The Hoosick Falls Armory was added to the State Historical Register in June, 1991, and the National Register on 2 March 1995.
Hoosick Falls Always Loved A Parade
Memorial Day nears, our community is again looking forward to a parade in Hoosick and the Hoosick Falls Village. As we study our file of parade pictures, we find that parades were plentiful and attended by many from the area.
Memorial Day parades were held yearly and when our Armory housed the large 32nd Separate Company, soldiers marched proudly and parades included the military and local bands. School children participated and floats were very popular.
When men left for the Spanish American War, World War I and II, large parades were held with those leaving at the heads of the parades. The parades ended at the train station with men boarding the trains on their way to Federal military service. Hundreds of people lined the streets and feelings of pride and patriotism rang out everywhere.
Many of our pictures are from the late 1800s to the early 1900s. The Old Home Week which was held on August 17-18-19, 1911 was full of speeches and parades. The stores were decorated with bunting and parades always included Elm Street. This parade had seventy units and 35 floats as well as a large horseman group.
The earliest parade picture is from 1888 at the Elm Street railroad crossing. Our next pictures are of a large Columbus Day Parade held on October 12, 1910. Forty-Nine Elks men marched along with many floats and bands.
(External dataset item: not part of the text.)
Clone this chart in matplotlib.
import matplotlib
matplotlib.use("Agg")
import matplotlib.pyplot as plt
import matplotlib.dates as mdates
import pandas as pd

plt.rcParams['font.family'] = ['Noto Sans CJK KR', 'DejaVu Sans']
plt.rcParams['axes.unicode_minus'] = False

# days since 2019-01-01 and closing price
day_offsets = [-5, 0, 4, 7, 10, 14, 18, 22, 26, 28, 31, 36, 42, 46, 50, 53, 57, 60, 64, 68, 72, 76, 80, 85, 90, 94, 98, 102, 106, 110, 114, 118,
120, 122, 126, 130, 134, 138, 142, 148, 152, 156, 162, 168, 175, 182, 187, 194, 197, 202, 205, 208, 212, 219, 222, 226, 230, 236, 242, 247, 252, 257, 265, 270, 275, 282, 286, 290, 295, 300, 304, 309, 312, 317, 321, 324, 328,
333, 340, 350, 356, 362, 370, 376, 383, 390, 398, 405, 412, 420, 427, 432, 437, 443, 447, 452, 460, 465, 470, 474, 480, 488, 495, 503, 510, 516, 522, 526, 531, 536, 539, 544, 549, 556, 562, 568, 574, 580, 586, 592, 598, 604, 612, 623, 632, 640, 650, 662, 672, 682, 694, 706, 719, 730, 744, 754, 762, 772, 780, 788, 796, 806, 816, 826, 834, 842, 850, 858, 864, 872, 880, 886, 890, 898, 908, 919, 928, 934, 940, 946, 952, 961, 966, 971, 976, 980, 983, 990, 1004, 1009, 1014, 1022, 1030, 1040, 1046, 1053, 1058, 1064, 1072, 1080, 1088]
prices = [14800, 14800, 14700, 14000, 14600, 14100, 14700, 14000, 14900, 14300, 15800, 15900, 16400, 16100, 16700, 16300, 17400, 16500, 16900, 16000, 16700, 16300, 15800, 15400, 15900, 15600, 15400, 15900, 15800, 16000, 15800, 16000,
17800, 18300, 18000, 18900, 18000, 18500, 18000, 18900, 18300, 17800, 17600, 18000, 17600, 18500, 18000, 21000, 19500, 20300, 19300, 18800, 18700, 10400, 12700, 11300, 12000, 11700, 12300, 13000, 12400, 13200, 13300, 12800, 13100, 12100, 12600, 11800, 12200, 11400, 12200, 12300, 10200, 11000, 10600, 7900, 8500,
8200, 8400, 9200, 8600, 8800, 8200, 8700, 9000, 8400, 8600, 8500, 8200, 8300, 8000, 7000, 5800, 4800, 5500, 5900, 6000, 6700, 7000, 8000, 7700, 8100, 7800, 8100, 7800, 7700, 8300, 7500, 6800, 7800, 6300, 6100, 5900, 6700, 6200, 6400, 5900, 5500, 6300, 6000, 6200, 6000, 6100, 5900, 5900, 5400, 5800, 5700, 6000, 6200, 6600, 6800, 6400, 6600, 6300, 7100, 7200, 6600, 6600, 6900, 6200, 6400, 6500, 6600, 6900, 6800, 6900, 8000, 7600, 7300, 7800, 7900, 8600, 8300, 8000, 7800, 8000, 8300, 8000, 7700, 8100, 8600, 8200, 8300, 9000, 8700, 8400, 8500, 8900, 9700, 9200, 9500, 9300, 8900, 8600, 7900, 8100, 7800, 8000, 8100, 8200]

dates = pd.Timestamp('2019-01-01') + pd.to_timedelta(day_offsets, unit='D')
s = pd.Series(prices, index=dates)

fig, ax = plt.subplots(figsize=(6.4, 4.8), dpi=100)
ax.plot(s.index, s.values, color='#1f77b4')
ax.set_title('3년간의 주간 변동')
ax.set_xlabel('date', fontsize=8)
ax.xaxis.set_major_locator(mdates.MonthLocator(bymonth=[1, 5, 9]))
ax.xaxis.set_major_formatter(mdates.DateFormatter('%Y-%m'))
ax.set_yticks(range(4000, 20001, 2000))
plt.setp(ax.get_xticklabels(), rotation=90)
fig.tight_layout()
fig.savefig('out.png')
The prize float was a horse drawn Gillespie Bros Co “The Store of Better Merchandise”.
On June 9, 1917 a Red Cross parade took place.
“The largest, most colorful parade in the history of Hoosick Falls” took place on August 15, 1952 during the celebration of the 125th Anniversary of the founding of the village. There were 70 units and 35 floats. From 17 communities, in addition to Hoosick Falls, came bands, horsemen, fireman with apparatus and many floats. Floats were entered by the City of Troy and Rensselaer County. Cobleskill float “men of the brush”won first prize in the float division. Upward of 12,000 people lined the 2.8 miles of the line of march.
The first recent St. Patrick’s Day parade took place in 1992. The St. Patrick’s Day parade on March 13, 2004 was well attended and had four bands and many floats. A great time was had by all. We are again looking forward to Memorial Day.